The CCC had established two camps on the Gettysburg Battlefield. The first camp was located in 1933 in Pitzer Woods (in the field behind where the General Longstreet monument stands today) and designated NP-1, and the second camp was located in McMillan Woods in 1934 on the western slope of Seminary Ridge, taking its access off West Confederate Avenue, and designated NP-2.

The CCC camp in Pitzer Woods was comprised of all-black recruits under the command of all white officers as NP-2 had been, except that during late 1939, two years after the Pitzer Woods camp had been abandoned, it was announced that the NP-2 was to become the first all-black (recruits and officers) in the country.

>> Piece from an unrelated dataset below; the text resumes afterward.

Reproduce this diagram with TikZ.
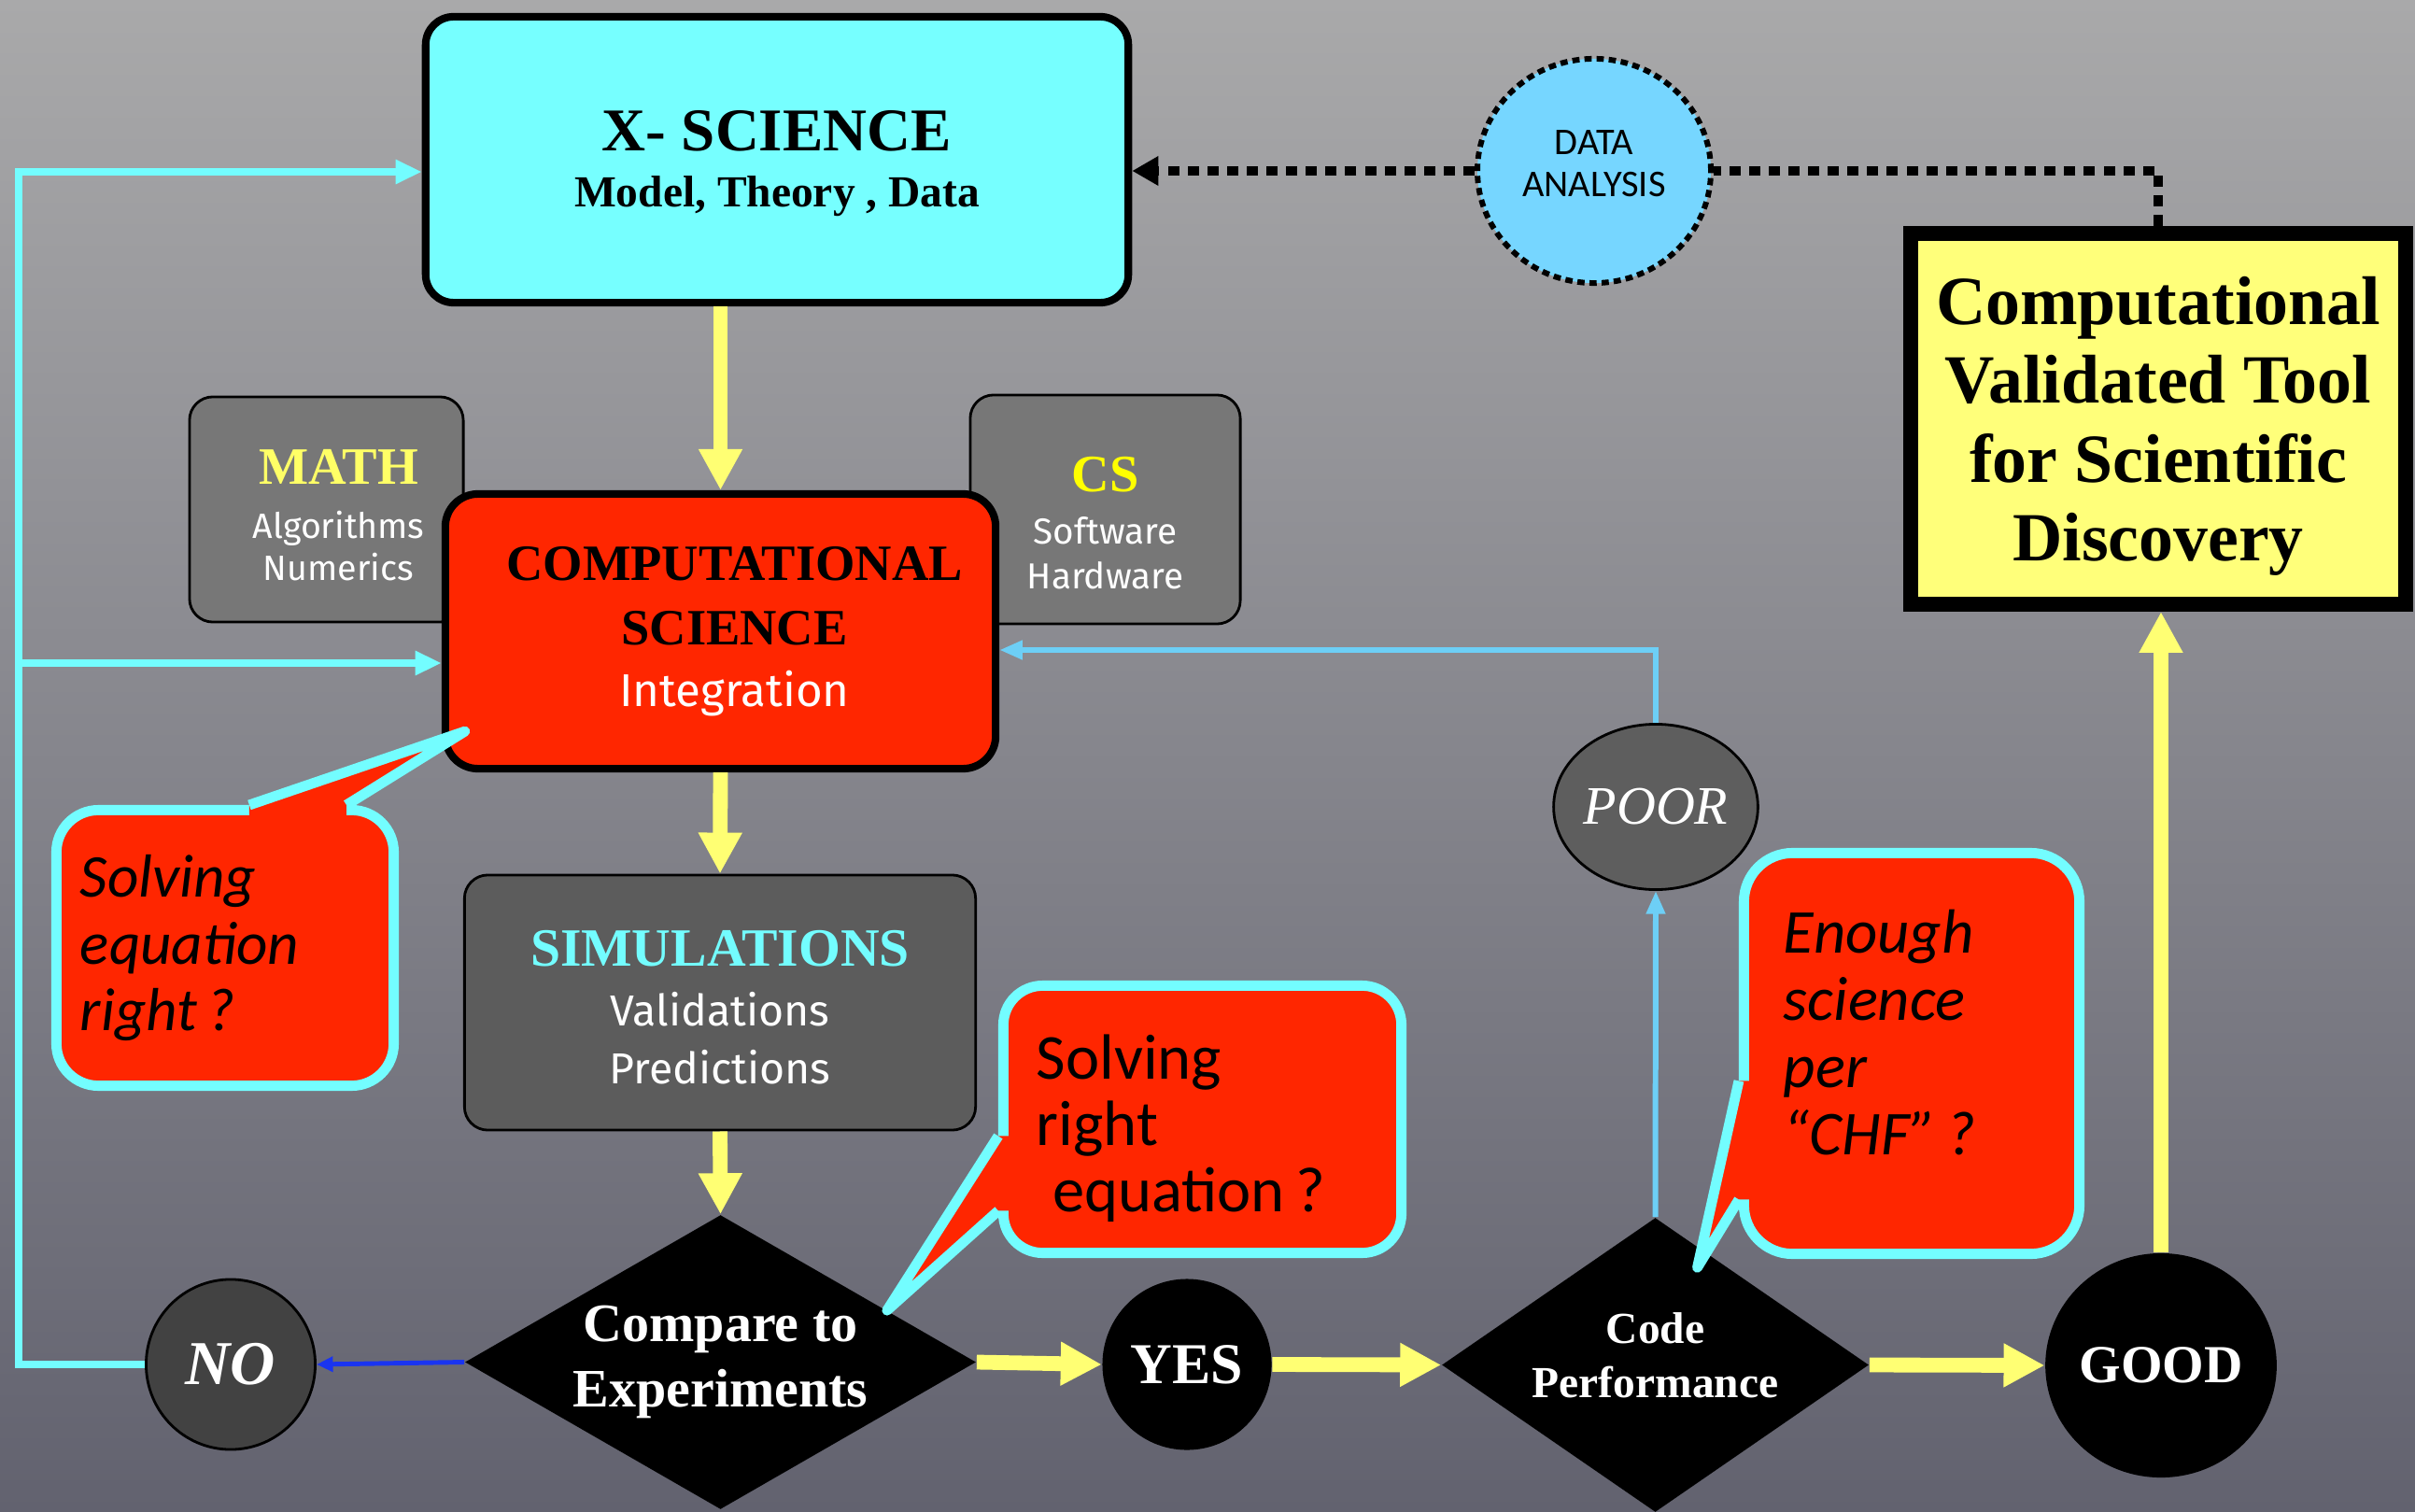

At the time, the all-black staff assumed command, the McMillan Woods camp served as home to 198 CCC program “enrollees (designated as being the 135th Company).”

Lieutenant Webb assumed command of the NP-2 on November 12, 1939, when the camp was about to begin being led by an all-black command structure.  Although Webb was described as a “native Washingtonian.” Beginning with his assignment to the NP-2, he afterwards always regarded Gettysburg as his home (before being sent to Gettysburg, Webb had served as supervisor of the Industrial Home School of Blue Plains in Washington, D.C.).

Webb received an official send-off at the NP-2 on August 25, 1941, in the form of a “smoker and banquet.”  The Gettysburg Times noted that, under Webb’s command, the camp had a superior rating “as one of the most outstanding companies in the central district.”

On August 19, the lieutenant arrived at Chanute Field, Illinois, to commence with his training to serve as the adjutant officer of the 99th Pursuit Squadron (also known as the Red Tails, due to their having painted their airplane tails red.  The group was not referred to as the Tuskegee Airmen until it appeared in a book in 1955).  The Black Dispatch reported at that time that Webb was married and had three children (two girls and one boy).

During the second week of September 1941, he was dispatched to the Tuskegee (Alabama) Institute, where he officially assumed his assignment as adjutant of the 99th Pursuit Squadron at what would become Tuskegee Army Airfield.

By January 1942, Adjutant Lieutenant Webb had been appointed provost marshal at the Tuskegee flying school, becoming the first black provost marshal in the United States Army (although he continued in training for that position for six months at the Provost Marshal General School in Fort Custer, Michigan through August 13, 1943).  He was additionally appointed as fire marshal and transportation officer.

As an aside, in October 1942, the flying school opened its brand-new chapel, Webb’s youngest son was the first child baptized in the new facility.

By February 20, 1943, he had also assumed the command of the military police unit at the Tuskegee flying school and had been promoted to captain. In September 1943, Webb had been promoted to major, just days after having completed his provost marshal training in Fort Custer. His wife had also given birth to a third daughter.

The Tuskegee Army Air Field closed in 1947; 932 pilots had been successfully graduated from the program. Among these, 66 Tuskegee airmen died in combat.